The part below that depicted the times when bubonic plague struck Munich. Men in tights were asked to dance and hop in public to convince citizens that it is safe to come out (if not it spells disasters for beer houses in the past). Clowns go around pelvic thrusting and painting lead paint on children’s nose…. Well…
And at the end of it, a golden rooster flapped it’s wings and cuckooed but most people already left besides us. Marcin told us to stay because not many people knew about this finale.
So the attraction which is voted by the world for being the second most overrated attraction was actually pretty interesting because Marcin explained to us the elements in its 15 minute chime.
Later we went over to the St Peter’s Church, which belonged to a group of tax evading, drunken monks. And why we say this, is because after WWII, when most part of the church is destroyed, they excavated the layers beneath the original church and found that the earliest piece of archaeological artefact was a tax document. And on it, it documented that yes, these monks made beer from over a thousand years ago and underreported the number of monks living in the monastery so as to evade taxes. But they were later exposed by citizens living in the area… LOL.

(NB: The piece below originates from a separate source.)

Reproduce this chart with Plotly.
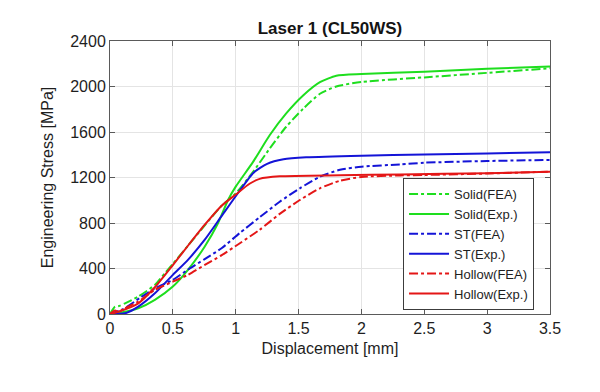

Moving on, this church is also the oldest in Munich and YS and I even found time in the afternoon to go up to its bell tower for a panoramic view of the city! ^^
Our tour guide then pointed us to a cannonball (not cannibal, he emphasised) lodged at the edge of a window of the church. It was bombed by Austria and later dislodged during the chaos of WWII. A doctor picked it up, kept it for a few years, and returned it just when they were reconstructing the parts which were ruined. And because many photographers were hired to take detailed pictures of Munich’s architecture before it was bombed by the Americans, they managed to find out where this cannon ball belonged to.
Trust me, we heard many other bizarre things about Munich.
Such as how the bell tower has 8 clocks is made into a joke about Germans’ over-punctuality.